Color illustrations show the difficulty of the notes that Baker has deciphered – “hieroglyphs” of writing, patches of addenda, scribbles in every margin, worn page-edges and obliterated phrases.  “It was the fashion to use small writing in commonplace-books,” Baker observes, “but Coke’s was smaller than most and in places almost illegible without a glass, particularly in the meagre lighting of the British Library” (lxxiv).  Fittingly, the index draws to a close with Coke’s inkhorn terms, culled from English, Latin, and law French (pp. 1238-1240).  To collect the Latin maxims and aphorisms that Coke stockpiled, tags that he fired off in salvos to clinch an argument, has required two pages of entries, printed in double columns (pp. 1210-1212).
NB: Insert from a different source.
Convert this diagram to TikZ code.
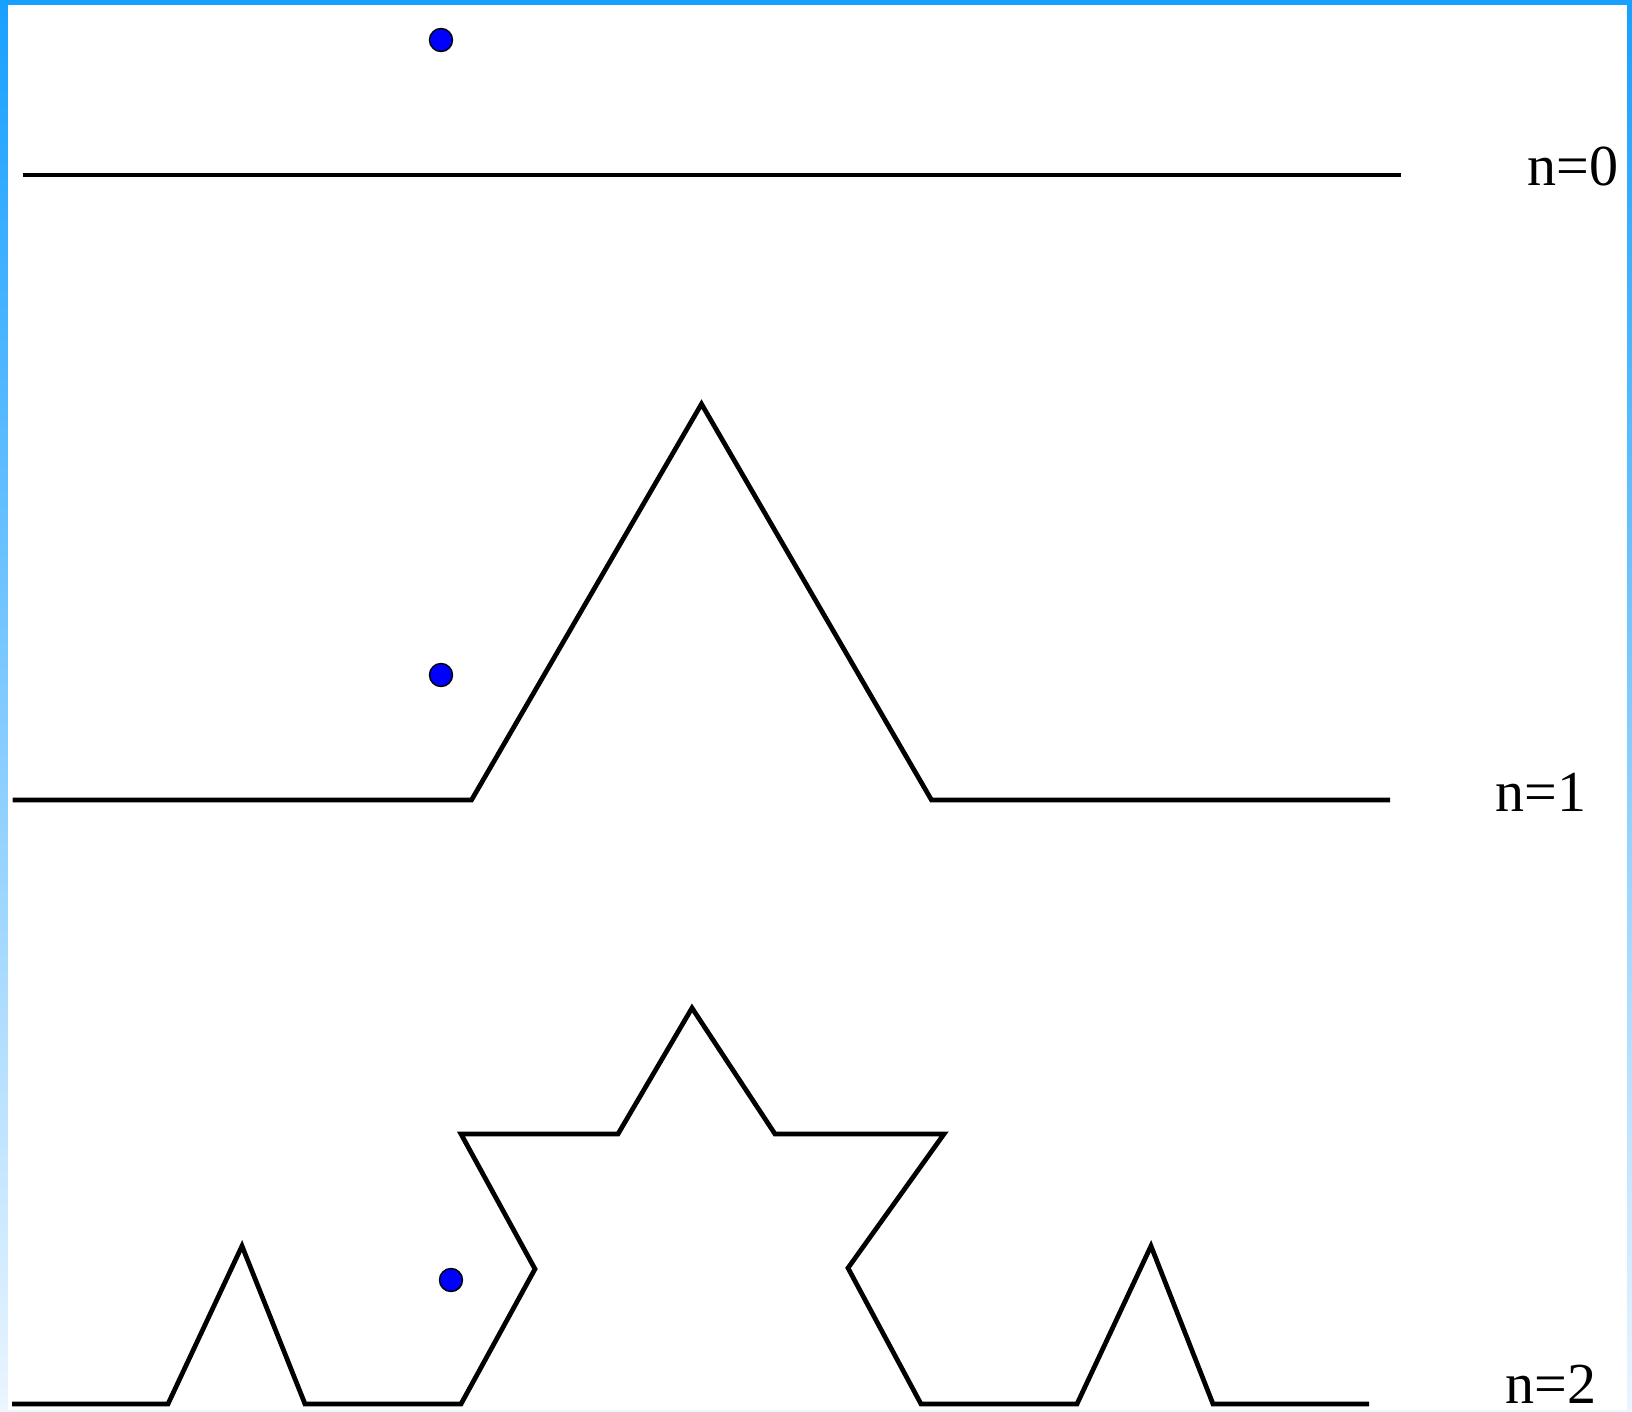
\documentclass[tikz,border=0pt]{standalone}
\usepackage{fontspec}
\setmainfont{Liberation Serif}
\definecolor{frameblue}{RGB}{24,160,255}
\definecolor{framepale}{RGB}{234,245,255}
\definecolor{dotblue}{RGB}{0,0,255}
\tikzset{
  koch/.style={line width=1.35pt, black},
  seed/.style={circle, fill=dotblue, draw=black, line width=0.4pt, inner sep=0pt, minimum size=0.23cm},
  stage/.style={anchor=base west, inner sep=0pt, font=\fontsize{16.5}{18}\selectfont}
}
\begin{document}
\begin{tikzpicture}[x=0.01cm, y=-0.01cm]
  \useasboundingbox (0,0) rectangle (1632,1412);
  % frame
  \shade[top color=frameblue, bottom color=framepale] (0,0) rectangle (8,1412);
  \shade[top color=frameblue, bottom color=framepale] (1627,0) rectangle (1632,1412);
  \fill[frameblue] (0,0) rectangle (1632,5);
  \fill[framepale] (0,1410) rectangle (1632,1412);
  % n=0
  \draw[koch] (23,175) -- (1401,175);
  \node[seed] (d0) at (441,40) {};
  \node[stage] (n0) at (1527,185) {n=0};
  % n=1
  \draw[koch] (12.5,800) -- (471.5,800) -- (701.5,404) -- (931.5,800) -- (1390,800);
  \node[seed] (d1) at (441,675) {};
  \node[stage] (n1) at (1495,811) {n=1};
  % n=2
  \draw[koch] (12,1404) -- (168,1404) -- (242,1246) -- (305,1404) -- (461,1404)
    -- (535,1269) -- (461,1134) -- (618,1134) -- (692,1008) -- (775,1134)
    -- (944,1134) -- (848,1268) -- (921,1404) -- (1077,1404) -- (1151,1246)
    -- (1213,1404) -- (1369,1404);
  \node[seed] (d2) at (451,1280) {};
  \node[stage] (n2) at (1505,1403) {n=2};
\end{tikzpicture}
\end{document}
Baker’s magisterial command of the material makes it broadly useful.  This appears in his prefaces, a hundred-page introduction, and a superbly helpful set of indices and appendices.  The autograph reports are tied out to Coke’s published work, to other law-writers’ reports, to manuscripts, to reference works.  This material will be invaluable not only to legal historians, but to others researching the history, society, and culture of Elizabethan England. John Aubrey recorded that the bar had expected from the Lord Chief Justice “a commentary on Littleton’s Tenures, and he left them his commonplace book” – a sprawling survey that the modern common law took for a foundation.  As Sir Edward’s published works wore off their titles, they became eponymous.  Coke the judge became Coke the authority.  To this critical chapter of legal history, Sir John has supplied a magnificent commentary.